WRITTEN REQUEST:
Without including the pictures, copy out every line below.
---------- PROVIDED DATA ----------
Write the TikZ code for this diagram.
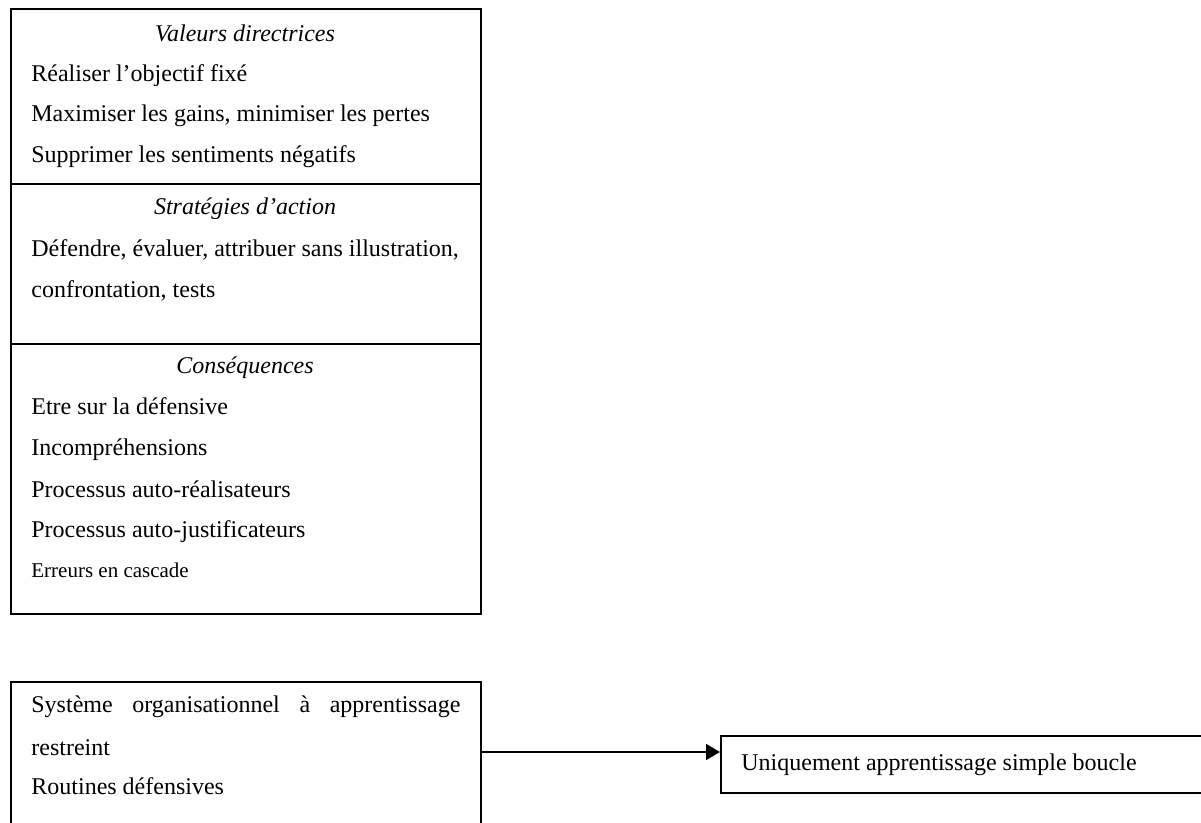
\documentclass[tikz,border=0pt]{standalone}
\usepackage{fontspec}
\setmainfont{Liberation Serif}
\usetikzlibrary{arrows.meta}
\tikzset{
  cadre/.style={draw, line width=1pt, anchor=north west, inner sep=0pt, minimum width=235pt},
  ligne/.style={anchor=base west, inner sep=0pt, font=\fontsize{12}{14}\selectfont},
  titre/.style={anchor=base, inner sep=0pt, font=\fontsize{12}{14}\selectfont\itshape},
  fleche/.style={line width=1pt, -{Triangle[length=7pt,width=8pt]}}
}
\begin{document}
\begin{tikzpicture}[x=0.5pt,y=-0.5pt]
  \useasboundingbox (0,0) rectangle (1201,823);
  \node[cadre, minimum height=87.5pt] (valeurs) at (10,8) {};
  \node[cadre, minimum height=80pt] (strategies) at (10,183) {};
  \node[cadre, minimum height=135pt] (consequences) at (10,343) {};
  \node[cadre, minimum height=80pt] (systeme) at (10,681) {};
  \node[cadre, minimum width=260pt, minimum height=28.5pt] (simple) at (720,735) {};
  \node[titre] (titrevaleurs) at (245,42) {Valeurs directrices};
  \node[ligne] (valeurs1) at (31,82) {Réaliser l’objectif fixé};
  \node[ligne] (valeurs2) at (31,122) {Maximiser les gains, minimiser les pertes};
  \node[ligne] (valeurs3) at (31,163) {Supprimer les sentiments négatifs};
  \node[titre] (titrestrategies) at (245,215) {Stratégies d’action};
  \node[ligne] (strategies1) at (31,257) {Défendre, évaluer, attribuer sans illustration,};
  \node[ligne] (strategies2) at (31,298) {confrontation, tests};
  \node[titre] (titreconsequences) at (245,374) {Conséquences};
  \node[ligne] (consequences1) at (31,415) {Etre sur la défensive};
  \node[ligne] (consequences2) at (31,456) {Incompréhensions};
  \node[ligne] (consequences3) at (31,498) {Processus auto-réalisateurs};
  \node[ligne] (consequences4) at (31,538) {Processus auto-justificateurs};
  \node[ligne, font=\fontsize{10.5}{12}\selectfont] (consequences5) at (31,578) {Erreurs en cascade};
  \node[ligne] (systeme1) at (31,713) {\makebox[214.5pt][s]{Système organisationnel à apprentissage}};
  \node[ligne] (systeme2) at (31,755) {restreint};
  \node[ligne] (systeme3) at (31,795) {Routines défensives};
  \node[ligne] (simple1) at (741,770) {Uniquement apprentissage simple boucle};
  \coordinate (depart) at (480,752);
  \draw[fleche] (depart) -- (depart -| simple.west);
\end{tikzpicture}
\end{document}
----------
RESULT OF THE EXERCISE:
Write the TikZ code for this diagram.
\documentclass[tikz,border=0pt]{standalone}
\usepackage{fontspec}
\setmainfont{Liberation Serif}
\usetikzlibrary{arrows.meta}
\tikzset{
  cadre/.style={draw, line width=1pt, anchor=north west, inner sep=0pt, minimum width=235pt},
  ligne/.style={anchor=base west, inner sep=0pt, font=\fontsize{12}{14}\selectfont},
  titre/.style={anchor=base, inner sep=0pt, font=\fontsize{12}{14}\selectfont\itshape},
  fleche/.style={line width=1pt, -{Triangle[length=7pt,width=8pt]}}
}
\begin{document}
\begin{tikzpicture}[x=0.5pt,y=-0.5pt]
  \useasboundingbox (0,0) rectangle (1201,823);
  \node[cadre, minimum height=87.5pt] (valeurs) at (10,8) {};
  \node[cadre, minimum height=80pt] (strategies) at (10,183) {};
  \node[cadre, minimum height=135pt] (consequences) at (10,343) {};
  \node[cadre, minimum height=80pt] (systeme) at (10,681) {};
  \node[cadre, minimum width=260pt, minimum height=28.5pt] (simple) at (720,735) {};
  \node[titre] (titrevaleurs) at (245,42) {Valeurs directrices};
  \node[ligne] (valeurs1) at (31,82) {Réaliser l’objectif fixé};
  \node[ligne] (valeurs2) at (31,122) {Maximiser les gains, minimiser les pertes};
  \node[ligne] (valeurs3) at (31,163) {Supprimer les sentiments négatifs};
  \node[titre] (titrestrategies) at (245,215) {Stratégies d’action};
  \node[ligne] (strategies1) at (31,257) {Défendre, évaluer, attribuer sans illustration,};
  \node[ligne] (strategies2) at (31,298) {confrontation, tests};
  \node[titre] (titreconsequences) at (245,374) {Conséquences};
  \node[ligne] (consequences1) at (31,415) {Etre sur la défensive};
  \node[ligne] (consequences2) at (31,456) {Incompréhensions};
  \node[ligne] (consequences3) at (31,498) {Processus auto-réalisateurs};
  \node[ligne] (consequences4) at (31,538) {Processus auto-justificateurs};
  \node[ligne, font=\fontsize{10.5}{12}\selectfont] (consequences5) at (31,578) {Erreurs en cascade};
  \node[ligne] (systeme1) at (31,713) {\makebox[214.5pt][s]{Système organisationnel à apprentissage}};
  \node[ligne] (systeme2) at (31,755) {restreint};
  \node[ligne] (systeme3) at (31,795) {Routines défensives};
  \node[ligne] (simple1) at (741,770) {Uniquement apprentissage simple boucle};
  \coordinate (depart) at (480,752);
  \draw[fleche] (depart) -- (depart -| simple.west);
\end{tikzpicture}
\end{document}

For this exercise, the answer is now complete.